When you are retrenched from your job, there are payments which you are entitled to. Severance pay is one of them. This is the payment and benefits an employee receives when they leave a company.  Severance pay should be at least one week’s remuneration per completed year of service, according to the Labour Department.

“Upon retrenchment, an employee is entitled to payment of a severance package to ease the financial burden of losing employment. In terms of the Basic Conditions of Employment Act, the employee is entitled to one week of pay for each completed year of service, as well as payment for accumulated leave, which he was entitled to up to the date of termination of employment, but which had not yet been taken,” explains Dubois.

 

Your outstanding leave should also be paid in full and you should also get notice pay. The amount you will be paid for notice pay depends on how long you were employed at the company for, before being retrenched.

  • If you have been employed for between one and four weeks you get one weeks’ notice pay.
  • If you have been employed for four weeks to one year you get two weeks’ notice pay.
  • If you have been employed for more than a year you get four weeks’ notice pay.

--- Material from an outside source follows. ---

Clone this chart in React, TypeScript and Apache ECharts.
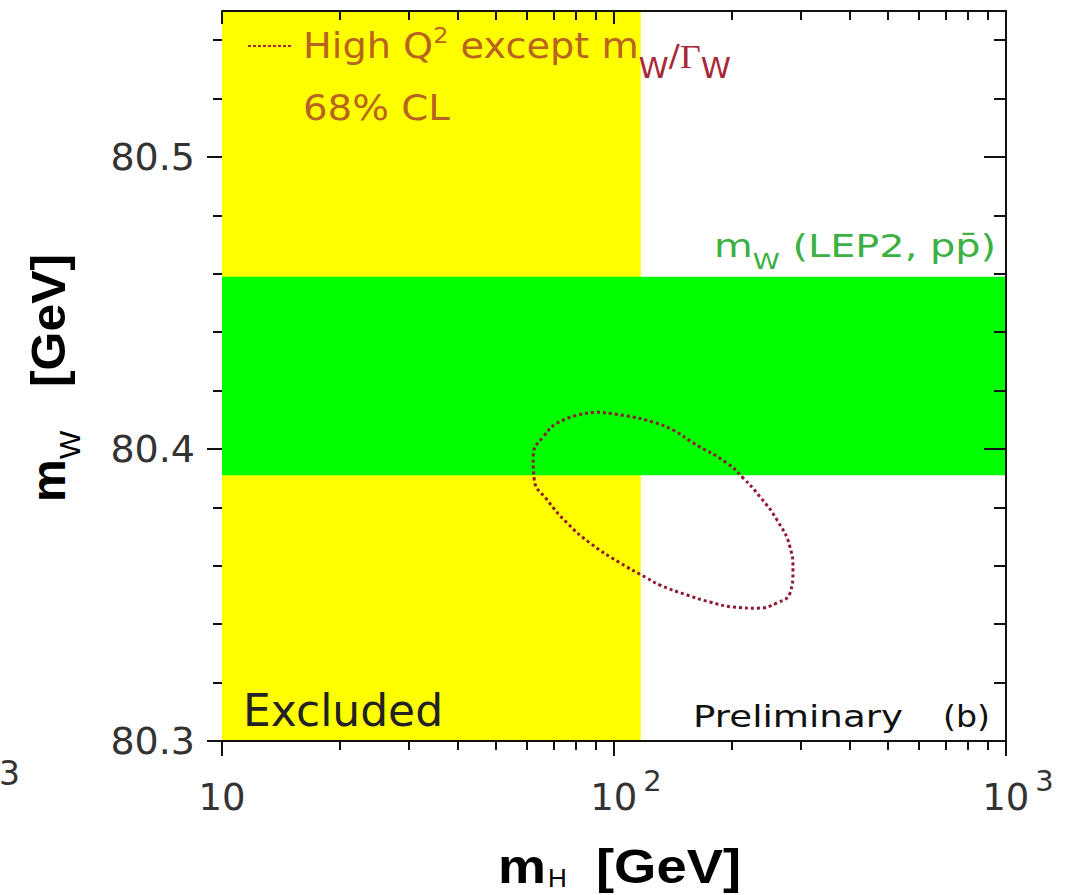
import React, { useEffect, useRef } from 'react';
import * as echarts from 'echarts';

// ---- data ----
const mHRange = [10, 1000];
const mWRange = [80.3, 80.55];
const xMajorTicks = [10, 100, 1000];
const xMinorTicks = [20, 30, 40, 50, 60, 70, 80, 90, 200, 300, 400, 500, 600, 700, 800, 900];
const yMajorTicks = [80.3, 80.4, 80.5];
const yMinorTicks = [80.32, 80.34, 80.36, 80.38, 80.42, 80.44, 80.46, 80.48, 80.52, 80.54];
const excludedMH = [10, 117];
const lep2MW = [80.391, 80.459];
const contourMH = [90.5, 108.0, 125.8, 141.4, 159.1, 194.2, 213.4, 235.8, 260.5, 281.2, 286.1, 281.2, 260.5, 231.7, 201.2, 175.8, 153.6, 131.0, 121.4, 103.6, 86.9, 75.9, 67.5, 62.6, 62.2, 65.9, 74.1, 90.5];
const contourMW = [80.4127, 80.4113, 80.4092, 80.4065, 80.4021, 80.3952, 80.3901, 80.3836, 80.3757, 80.3664, 80.3586, 80.3507, 80.3473, 80.3455, 80.3459, 80.3476, 80.35, 80.3534, 80.3558, 80.361, 80.3678, 80.3747, 80.3826, 80.3895, 80.3973, 80.4041, 80.4099, 80.4127];

const FONT = '"DejaVu Sans"';
const TFONT = '"Liberation Sans"';
const AXIS = '#111';
const LABEL = '#333';
const ORANGE = '#b8641e';
const RED = '#a8283a';
const GREENTXT = '#3cb043';
const CENTRAL = 0.3465;

type Seg = { text: string; size: number; family?: string; weight?: string; dy?: number; color: string };

function fontStr(s: { size: number; family?: string; weight?: string }) {
  return `${s.weight || 'normal'} ${s.size}px ${s.family || FONT}`;
}

export default function App() {
  const ref = useRef<HTMLDivElement>(null);
  useEffect(() => {
    if (!ref.current) return;
    const chart = echarts.init(ref.current, undefined, { renderer: 'svg' });
    const ctx = document.createElement('canvas').getContext('2d')!;
    const measure = (t: string, f: string) => {
      ctx.font = f;
      return ctx.measureText(t).width;
    };
    const line = (x0: number, baseline: number, right: number | null, segs: Seg[]) => {
      const widths = segs.map((s) => measure(s.text, fontStr(s)));
      const total = widths.reduce((a, b) => a + b, 0);
      const sx = right ? (right - x0) / total : 1;
      let cx = x0;
      return segs.map((s, i) => {
        const el = {
          type: 'text',
          x: cx,
          y: baseline + (s.dy || 0) - CENTRAL * s.size,
          scaleX: sx,
          z: 100,
          style: {
            text: s.text,
            font: fontStr(s),
            fill: s.color,
            textAlign: 'left',
            textVerticalAlign: 'middle',
            verticalAlign: 'middle',
          },
        };
        cx += widths[i] * sx;
        return el;
      });
    };
    const rtext = (text: string, x: number, y: number, size: number, weight: string, family: string, sx: number) => ({
      type: 'text',
      x,
      y,
      rotation: Math.PI / 2,
      scaleX: sx,
      z: 100,
      style: { text, font: fontStr({ size, weight, family }), fill: '#000', textAlign: 'left', textVerticalAlign: 'middle', verticalAlign: 'middle' },
    });

    const graphics: any[] = [
      {
        type: 'line',
        z: 100,
        shape: { x1: 248, y1: 46, x2: 293, y2: 46 },
        style: { stroke: RED, lineWidth: 2, lineDash: [3, 2] },
      },
      ...line(303, 58, 731, [
        { text: 'High Q', size: 35, color: ORANGE },
        { text: '2', size: 22, dy: -15, color: ORANGE },
        { text: ' except m', size: 35, color: ORANGE },
        { text: 'W', size: 28, dy: 20, color: RED },
        { text: '/', size: 30, dy: 8, color: RED },
        { text: 'Γ', size: 33, dy: 10, family: '"Liberation Serif"', color: RED },
        { text: 'W', size: 28, dy: 20, color: RED },
      ]),
      ...line(303, 120, 450, [{ text: '68% CL', size: 35, color: ORANGE }]),
      ...line(714, 257, 996, [
        { text: 'm', size: 32, color: GREENTXT },
        { text: 'W', size: 22, dy: 12, color: GREENTXT },
        { text: ' (LEP2, pp\u0304)', size: 32, color: GREENTXT },
      ]),
      ...line(243, 726, 443, [{ text: 'Excluded', size: 44, color: '#222' }]),
      ...line(693, 727, 903, [{ text: 'Preliminary', size: 31, color: '#111' }]),
      ...line(943, 727, 990, [{ text: '(b)', size: 31, color: '#111' }]),
      // bottom axis title
      ...line(498, 883, 546, [{ text: 'm', size: 48, weight: 'bold', family: TFONT, color: '#000' }]),
      ...line(548, 887, null, [{ text: 'H', size: 26, family: TFONT, color: '#000' }]),
      ...line(596, 883, 741, [{ text: '[GeV]', size: 48, weight: 'bold', family: TFONT, color: '#000' }]),
      // left axis title (vertical)
      rtext('m', 48.4, 502, 48, 'bold', TFONT, 1),
      rtext('W', 69.6, 459, 30, 'normal', TFONT, 1),
      rtext('[GeV]', 48.4, 387, 48, 'bold', TFONT, 1.04),
      // clipped exponent from neighbouring panel
      {
        type: 'text',
        x: 20,
        y: 773,
        z: 100,
        style: { text: '3', font: fontStr({ size: 33 }), fill: LABEL, textAlign: 'right', textVerticalAlign: 'middle', verticalAlign: 'middle' },
      },
    ];

    const band = (d: number[], color: string, z: number) => ({
      type: 'custom',
      xAxisIndex: 0,
      yAxisIndex: 0,
      z,
      silent: true,
      encode: { x: [0, 1], y: [2, 3] },
      data: [d],
      renderItem: (_p: any, api: any) => {
        const a = api.coord([api.value(0), api.value(2)]);
        const b = api.coord([api.value(1), api.value(3)]);
        return {
          type: 'rect',
          shape: { x: Math.min(a[0], b[0]), y: Math.min(a[1], b[1]), width: Math.abs(b[0] - a[0]), height: Math.abs(b[1] - a[1]) },
          style: { fill: color },
        };
      },
    });

    const xBase = (position: string, ticks: number[], len: number, inside: boolean, showLine: boolean, labels: boolean) => ({
      type: 'log',
      logBase: 10,
      min: mHRange[0],
      max: mHRange[1],
      position,
      z: 10,
      axisLine: { show: showLine, onZero: false, lineStyle: { color: AXIS, width: 2 } },
      axisTick: { show: true, inside, length: len, customValues: ticks, lineStyle: { color: AXIS, width: 2 } },
      minorTick: { show: false },
      splitLine: { show: false },
      minorSplitLine: { show: false },
      axisLabel: labels
        ? {
            show: true,
            customValues: xMajorTicks,
            margin: 25,
            hideOverlap: false,
            showMinLabel: true,
            showMaxLabel: true,
            formatter: (v: number) => {
              const e = Math.round(Math.log10(v));
              return e === 1 ? '{b|10}' : `{p| }{b|10}{s|${e}}`;
            },
            rich: {
              b: { fontSize: 37, fontFamily: FONT, color: LABEL, lineHeight: 37, padding: [25, 0, 0, 0] },
              s: { fontSize: 29, fontFamily: FONT, color: LABEL, lineHeight: 29, verticalAlign: 'top', padding: [0, 0, 0, 6] },
              p: { fontSize: 29, fontFamily: FONT, width: 24 },
            },
          }
        : { show: false },
    });

    const yBase = (position: string, ticks: number[], len: number, inside: boolean, showLine: boolean, labels: boolean) => ({
      type: 'value',
      min: mWRange[0],
      max: mWRange[1],
      position,
      z: 10,
      axisLine: { show: showLine, onZero: false, lineStyle: { color: AXIS, width: 2 } },
      axisTick: { show: true, inside, length: len, customValues: ticks, lineStyle: { color: AXIS, width: 2 } },
      splitLine: { show: false },
      axisLabel: labels
        ? {
            show: true,
            customValues: yMajorTicks,
            margin: 27,
            fontSize: 38,
            fontFamily: FONT,
            color: LABEL,
            formatter: (v: number) => v.toFixed(1),
          }
        : { show: false },
    });

    chart.setOption({
      animation: false,
      backgroundColor: '#fff',
      grid: { left: 222, right: 78, top: 11, bottom: 154, containLabel: false, outerBoundsMode: 'none' },
      xAxis: [
        xBase('bottom', xMajorTicks, 15, false, true, true),
        xBase('bottom', xMinorTicks, 9, false, false, false),
        xBase('top', xMajorTicks, 13, true, true, false),
        xBase('top', xMinorTicks, 9, true, false, false),
      ],
      yAxis: [
        yBase('left', yMajorTicks, 15, false, false, true),
        yBase('left', yMinorTicks, 9, false, false, false),
        yBase('right', yMajorTicks, 22, true, true, false),
        yBase('right', yMinorTicks, 12, true, false, false),
      ],
      series: [
        band([excludedMH[0], excludedMH[1], mWRange[0], mWRange[1]], '#ffff00', 1),
        band([mHRange[0], mHRange[1], lep2MW[0], lep2MW[1]], '#00ff00', 2),
        {
          type: 'line',
          xAxisIndex: 0,
          yAxisIndex: 0,
          z: 3,
          data: contourMH.map((m, i) => [m, contourMW[i]]),
          showSymbol: false,
          symbol: 'none',
          smooth: 0.5,
          lineStyle: { color: '#8e1a30', width: 3, type: [3, 3] },
        },
      ],
      graphic: { elements: graphics },
    });
    return () => chart.dispose();
  }, []);
  return <div ref={ref} style={{ position: 'absolute', left: 0, top: 0, width: 1084, height: 895, background: '#fff' }} />;
}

Depending on your employment contract, you may be entitled to a pro-rata payment of your annual bonus, and the balance of any pension or provident fund benefits.

Unemployment Insurance Fund

The Unemployment Insurance Fund (UIF) is there to help you in the event you have lost your job. You can only apply for UIF if you have been paying towards it, i.e. 1% of your monthly salary.

In order to claim for UIF benefits, you must register as a work seeker as soon as you become unemployed. All the relevant documents for UIF can be found here.

If you are not sure how much you are entitled to, the South African Labour Guide says: “If you have been contributing to the Fund for four years or more, then you can claim for up to 238 days. If you have been contributing for a shorter period, then you can claim one day for every six days that you worked while you were contributing to the Fund. If you take maternity leave, you can only claim up to 121 days.

“The Fund pays a percentage of the wage/salary that you earned while you were contributing to the fund. The highest amount that can be paid is 58% of what you earned per day.”

There are five different benefits covered by the UIF:

  • Unemployment benefits
  • Illness benefits
  • Maternity benefits
  • Adaption benefits
  • Death benefits

For more information on each benefit, click here.

Pension pay-out

Once you have been retrenched you might get a pension pay-out along with the benefits of your severance package if you requested for your pension money to be withdrawn. However, the rules are changing and soon you may no longer be able to withdraw funds from your pension if you become retrenched or switch jobs.

Experts warn against withdrawing money from your pension. Instead, they encourage you to invest it elsewhere. Rowan Burger, head of investment strategy at Liberty Life, advises: “If you get a pension pay-out it may be very tempting to spend it on settling debts, even to ‘live a little’ after retrenchment. Firstly, you will be taxed on the pension money and secondly, it will set you back for your retirement. You should reinvest the money in a preservation plan. A financial adviser will be able to assist with this.”

Starting your own business

It’s also possible to start your own business following a retrenchment but it won’t be easy. Applying for a loan through a bank will be difficult as you have to provide a robust business plan. Adding to that, it will be more difficult to obtain a loan, particularly as banks will see that you don’t have a salary to fall back on.

You could use your pension payout money to start your business, but make sure you know exactly what your plan is. A few have gone down this road and succeeded – but many have also failed. It’s important to think long and hard about this course of action because you could jeapordise your retirement plans if your business goes bust.

Finding another job

If you need the money you will have no choice but to join the millions of other people out there looking for jobs.Two South African Job sites, which allow you to put in the location and area of work you are looking for, are Jobvine and Careers24. On Careers24 you can even build your Curriculum Vitae (CV) and save it, so that you can send it out to potential employers with the click of a button.

There are a host of sites dedicated to helping you write the perfect CV, such as the CV Centre. If you are not familiar anymore about how the interview process works it’s important to brush up on your knowledge.

There are a few strategies you can adopt to ensure you are financially sound following a retrenchment. Ultimately, by contacting a financial advisor, and taking measures to ensure you have enough money until you find another income stream, you can make it through retrenchment.